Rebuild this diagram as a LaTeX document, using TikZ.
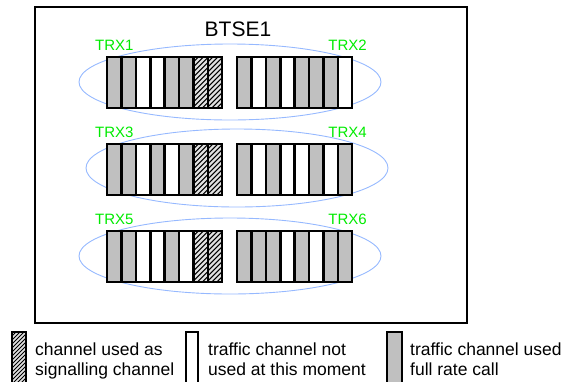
\documentclass[tikz,border=0pt]{standalone}
\usepackage{fontspec}
\setmainfont{Liberation Sans}
\definecolor{slotgray}{RGB}{192,192,192}
\definecolor{hatchbg}{RGB}{225,225,225}
\definecolor{ringblue}{RGB}{150,185,255}
\definecolor{trxgreen}{RGB}{0,235,0}
\tikzset{
  slot g/.style={fill=slotgray},
  slot w/.style={fill=white},
  slot h/.style={fill=hatchbg},
  ring/.style={draw=ringblue, line width=0.9pt},
  trxlabel/.style={text=trxgreen, inner sep=0pt, font=\fontsize{15}{15}\selectfont},
  legendtext/.style={inner sep=0pt, anchor=base west, font=\fontsize{17.5}{20}\selectfont},
  legendbox/.style={draw=black, line width=1.6pt},
}
\def\slotw{14.4}
\def\sloth{51}
\def\hatchkey{h}
% one carrier: eight time slots starting at (#1,#2), slot kinds in #3
\newcommand\carrier[3]{%
  \foreach \t [count=\i from 0] in {#3} {%
    \pgfmathsetmacro\xa{#1+\i*\slotw}%
    \fill[slot \t] (\xa,#2) rectangle ++(\slotw,\sloth);
    \ifx\t\hatchkey
      \begin{scope}
        \clip (\xa,#2) rectangle ++(\slotw,\sloth);
        \foreach \k in {-56,-51,...,16}
          \draw[line width=1pt] (\xa+\k,#2+\sloth) -- ++(\sloth,-\sloth);
      \end{scope}
    \fi
  }%
  \foreach \i in {1,...,7}
    \draw[line width=2.6pt] (#1+\i*\slotw,#2) -- ++(0,\sloth);
  \draw[line width=1.5pt] (#1,#2) rectangle ++(8*\slotw,\sloth);
}
\begin{document}
\begin{tikzpicture}[x=1pt,y=-1pt]
\useasboundingbox (0,0) rectangle (569,381);

% base station frame
\draw[line width=2pt] (35,7) rectangle (467,323);
\node[inner sep=0pt, anchor=base, font=\fontsize{21}{21}\selectfont] (btse) at (238,36) {BTSE1};

% carrier pairs grouped by ellipses
\draw[ring] (230,82) ellipse [x radius=151, y radius=38];
\draw[ring] (237,168) ellipse [x radius=151, y radius=39];
\draw[ring] (230,256) ellipse [x radius=151, y radius=38];

\carrier{107}{57}{g,g,w,w,g,g,h,h}
\carrier{237}{57}{g,w,g,w,g,g,g,w}
\carrier{107}{144}{g,g,w,g,w,g,h,h}
\carrier{237}{144}{g,w,g,w,w,g,w,g}
\carrier{107}{231}{g,g,w,w,g,w,h,h}
\carrier{237}{231}{g,g,g,w,g,w,g,g}

\node[trxlabel, anchor=base west] (trx1) at (95,50.5) {TRX1};
\node[trxlabel, anchor=base east] (trx2) at (367,50.5) {TRX2};
\node[trxlabel, anchor=base west] (trx3) at (95,137.5) {TRX3};
\node[trxlabel, anchor=base east] (trx4) at (367,137.5) {TRX4};
\node[trxlabel, anchor=base west] (trx5) at (95,224.5) {TRX5};
\node[trxlabel, anchor=base east] (trx6) at (367,224.5) {TRX6};

% legend
\fill[hatchbg] (12,332) rectangle (26,384);
\begin{scope}
  \clip (12,332) rectangle (26,384);
  \foreach \k in {-56,-52,...,16}
    \draw[line width=0.9pt] (12+\k,384) -- ++(52,-52);
\end{scope}
\draw[legendbox] (12,332) rectangle (26,384);
\draw[legendbox, fill=white] (186,332) rectangle (198,384);
\draw[legendbox, fill=slotgray] (387,332) rectangle (402,384);

\node[legendtext] (sig1) at (35,355) {channel used as};
\node[legendtext] (sig2) at (35,375) {signalling channel};
\node[legendtext] (idle1) at (208,355) {traffic channel not};
\node[legendtext] (idle2) at (208,375) {used at this moment};
\node[legendtext] (full1) at (410,355) {traffic channel used};
\node[legendtext] (full2) at (410,375) {full rate call};
\end{tikzpicture}
\end{document}
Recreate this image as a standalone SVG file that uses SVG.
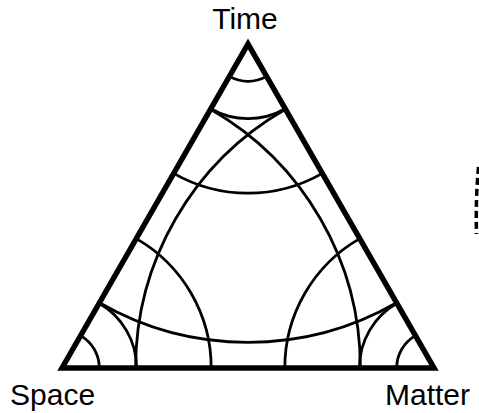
<svg xmlns="http://www.w3.org/2000/svg" width="479" height="413" viewBox="0 0 479 413">
<style>
.arc{fill:none;stroke:#000;stroke-width:2.8}
.tri{fill:none;stroke:#000;stroke-width:5.5;stroke-linejoin:miter;stroke-miterlimit:10}
.lbl{font-family:"Liberation Sans",Arial,sans-serif;font-size:30px;fill:#000}
.dash{fill:none;stroke:#000;stroke-width:3.5;stroke-dasharray:7 4}
</style>
<rect width="479" height="413" fill="#fff"/>
<g id="connectors">
<g id="arcs-time">
<path class="arc" d="M229.43,76.35 A37.3,37.3 0 0 0 266.57,76.35"/>
<path class="arc" d="M210.86,108.7 A74.6,74.6 0 0 0 285.14,108.7"/>
<path class="arc" d="M173.71,173.4 A149.2,149.2 0 0 0 322.29,173.4"/>
<path class="arc" d="M99.43,302.8 A298.4,298.4 0 0 0 396.57,302.8"/>
</g>
<g id="arcs-space">
<path class="arc" d="M80.57,335.65 A37.3,37.3 0 0 1 99.3,368"/>
<path class="arc" d="M99.14,303.3 A74.6,74.6 0 0 1 136.6,368"/>
<path class="arc" d="M136.29,238.6 A149.2,149.2 0 0 1 211.2,368"/>
<path class="arc" d="M210.57,109.2 A298.4,298.4 0 0 1 360.4,368"/>
</g>
<g id="arcs-matter">
<path class="arc" d="M396.7,368 A37.3,37.3 0 0 1 415.43,335.65"/>
<path class="arc" d="M359.4,368 A74.6,74.6 0 0 1 396.86,303.3"/>
<path class="arc" d="M284.8,368 A149.2,149.2 0 0 1 359.71,238.6"/>
<path class="arc" d="M135.6,368 A298.4,298.4 0 0 1 285.43,109.2"/>
</g>
</g>
<g id="triangle">
<path class="tri" d="M62,368 L248,44 L434,368 Z"/>
</g>
<g id="node-time"><text class="lbl" x="245" y="29" text-anchor="middle">Time</text></g>
<g id="node-space"><text class="lbl" x="10" y="405">Space</text></g>
<g id="node-matter"><text class="lbl" x="470" y="405" text-anchor="end">Matter</text></g>
<path class="dash" d="M478.5,167 Q475.5,200 476.5,234"/>
</svg>
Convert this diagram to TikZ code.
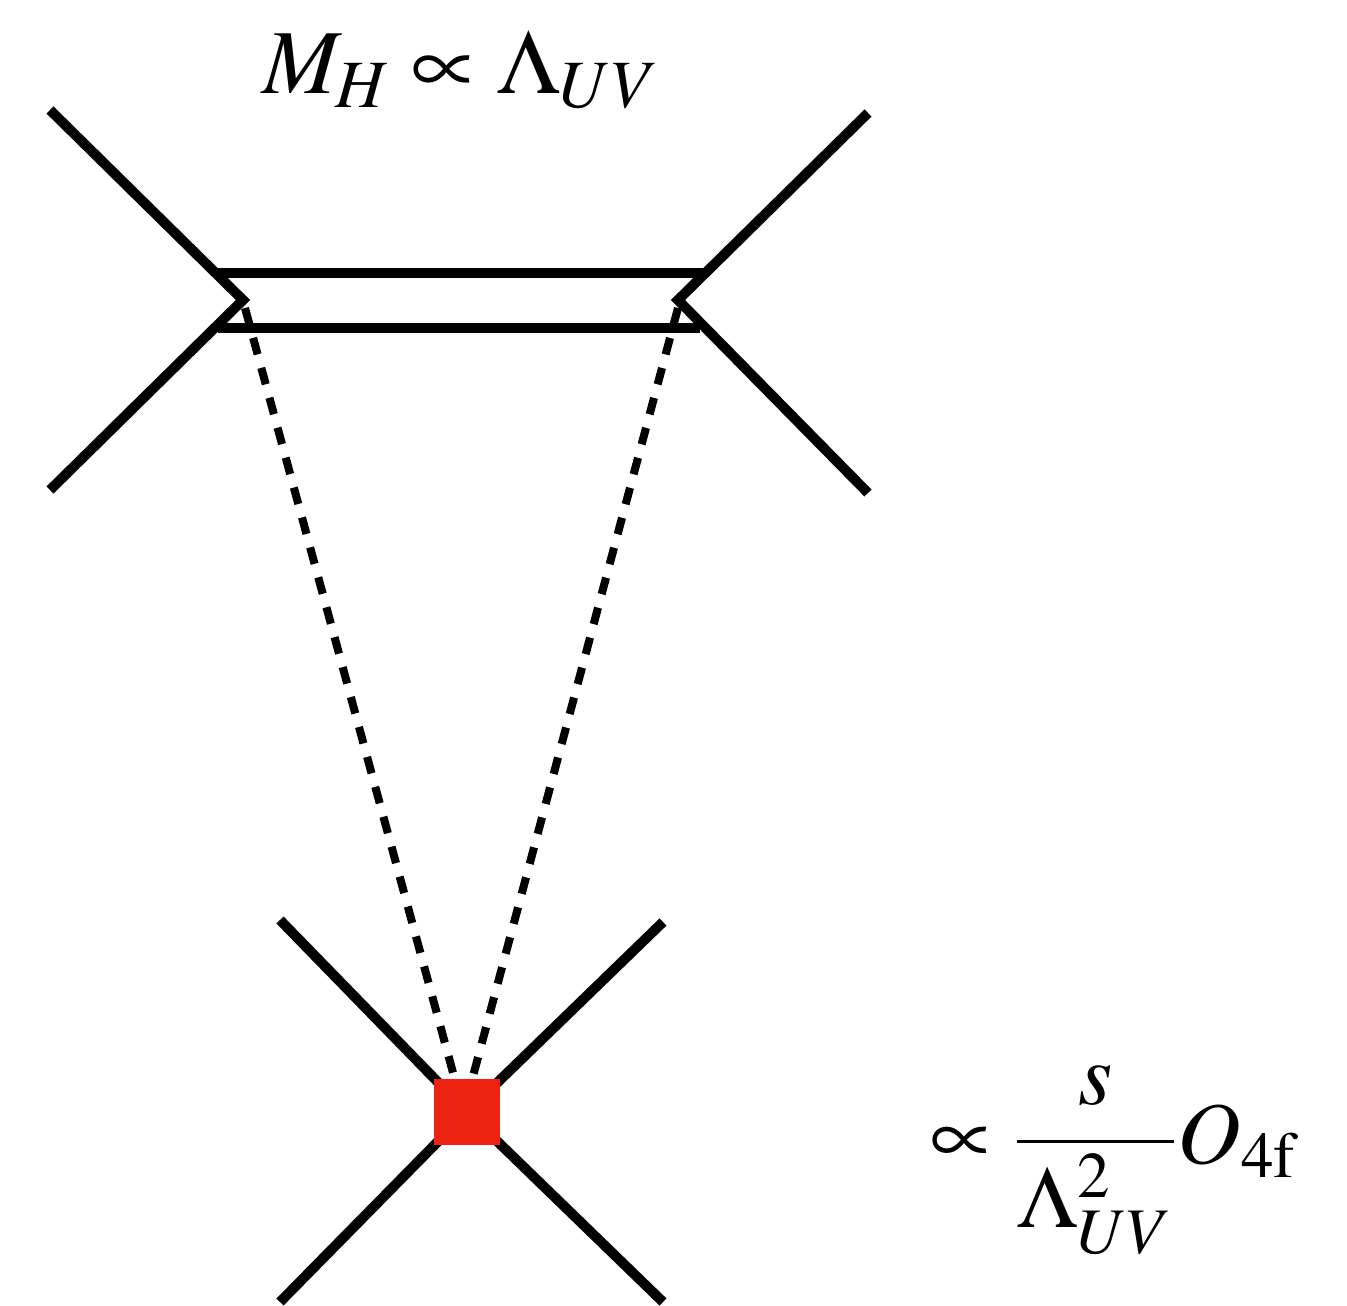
\documentclass[tikz,border=0pt]{standalone}
\usepackage{mathptmx}
\usepackage{fontspec}
\setmainfont{Liberation Serif}
\usetikzlibrary{positioning}
\definecolor{clrvertex}{HTML}{EE2211}

\begin{document}
\begin{tikzpicture}[
    x=0.01cm, y=-0.01cm,
    fermion/.style={line width=10*0.2845pt, black},
    heavy/.style={line width=10*0.2845pt, black},
    scalar/.style={line width=8*0.2845pt, black, dash pattern=on 17*0.2845pt off 14*0.2845pt},
    effvertex/.style={fill=clrvertex, draw=none, minimum size=66*0.2845pt, inner sep=0pt},
    label/.style={font=\fontsize{26}{30}\selectfont, inner sep=0pt},
]
\useasboundingbox (0,0) rectangle (1347,1306);
% upper diagram
\coordinate (v_left) at (243,300);
\coordinate (v_right) at (678,300);
\coordinate (f_1) at (50,110);
\coordinate (f_2) at (50,490);
\coordinate (f_3) at (868,113);
\coordinate (f_4) at (868,493);
\draw[fermion] (f_1) -- (v_left) -- (f_2);
\draw[fermion] (f_3) -- (v_right) -- (f_4);
\coordinate (h_tl) at (218,273);
\coordinate (h_tr) at (705,273);
\coordinate (h_bl) at (218,328);
\coordinate (h_br) at (700,328);
\draw[heavy] (h_tl) -- (h_tr);
\draw[heavy] (h_bl) -- (h_br);
\node[label] (mass) at (461,70) {$M_H \propto \Lambda_{UV}$};
% lower diagram
\node[effvertex] (op) at (467,1112) {};
\coordinate (g_1) at (280,920);
\coordinate (g_2) at (663,922);
\coordinate (g_3) at (280,1302);
\coordinate (g_4) at (663,1302);
\draw[fermion] (g_1) -- (op.center) -- (g_4);
\draw[fermion] (g_2) -- (op.center) -- (g_3);
\node[effvertex] at (op) {};
% loop
\draw[scalar] (245,308) coordinate (d_l) -- (455,1080);
\draw[scalar] (678,308) coordinate (d_r) -- (472,1080);
\node[label, anchor=west, font=\fontsize{25}{30}\selectfont] (coef) at (930,1160) {$\displaystyle \propto \frac{s}{\Lambda_{UV}^2}O_{\mathrm{4f}}$};
\end{tikzpicture}
\end{document}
- - - - - - -
**Given request**
All lines from the start of the entries through the one with "(btse) at (238,36)" are to be output exactly; omit the pictures.

**Exercise solution**
Rebuild this diagram as a LaTeX document, using TikZ.
\documentclass[tikz,border=0pt]{standalone}
\usepackage{fontspec}
\setmainfont{Liberation Sans}
\definecolor{slotgray}{RGB}{192,192,192}
\definecolor{hatchbg}{RGB}{225,225,225}
\definecolor{ringblue}{RGB}{150,185,255}
\definecolor{trxgreen}{RGB}{0,235,0}
\tikzset{
  slot g/.style={fill=slotgray},
  slot w/.style={fill=white},
  slot h/.style={fill=hatchbg},
  ring/.style={draw=ringblue, line width=0.9pt},
  trxlabel/.style={text=trxgreen, inner sep=0pt, font=\fontsize{15}{15}\selectfont},
  legendtext/.style={inner sep=0pt, anchor=base west, font=\fontsize{17.5}{20}\selectfont},
  legendbox/.style={draw=black, line width=1.6pt},
}
\def\slotw{14.4}
\def\sloth{51}
\def\hatchkey{h}
% one carrier: eight time slots starting at (#1,#2), slot kinds in #3
\newcommand\carrier[3]{%
  \foreach \t [count=\i from 0] in {#3} {%
    \pgfmathsetmacro\xa{#1+\i*\slotw}%
    \fill[slot \t] (\xa,#2) rectangle ++(\slotw,\sloth);
    \ifx\t\hatchkey
      \begin{scope}
        \clip (\xa,#2) rectangle ++(\slotw,\sloth);
        \foreach \k in {-56,-51,...,16}
          \draw[line width=1pt] (\xa+\k,#2+\sloth) -- ++(\sloth,-\sloth);
      \end{scope}
    \fi
  }%
  \foreach \i in {1,...,7}
    \draw[line width=2.6pt] (#1+\i*\slotw,#2) -- ++(0,\sloth);
  \draw[line width=1.5pt] (#1,#2) rectangle ++(8*\slotw,\sloth);
}
\begin{document}
\begin{tikzpicture}[x=1pt,y=-1pt]
\useasboundingbox (0,0) rectangle (569,381);

% base station frame
\draw[line width=2pt] (35,7) rectangle (467,323);
\node[inner sep=0pt, anchor=base, font=\fontsize{21}{21}\selectfont] (btse) at (238,36) {BTSE1};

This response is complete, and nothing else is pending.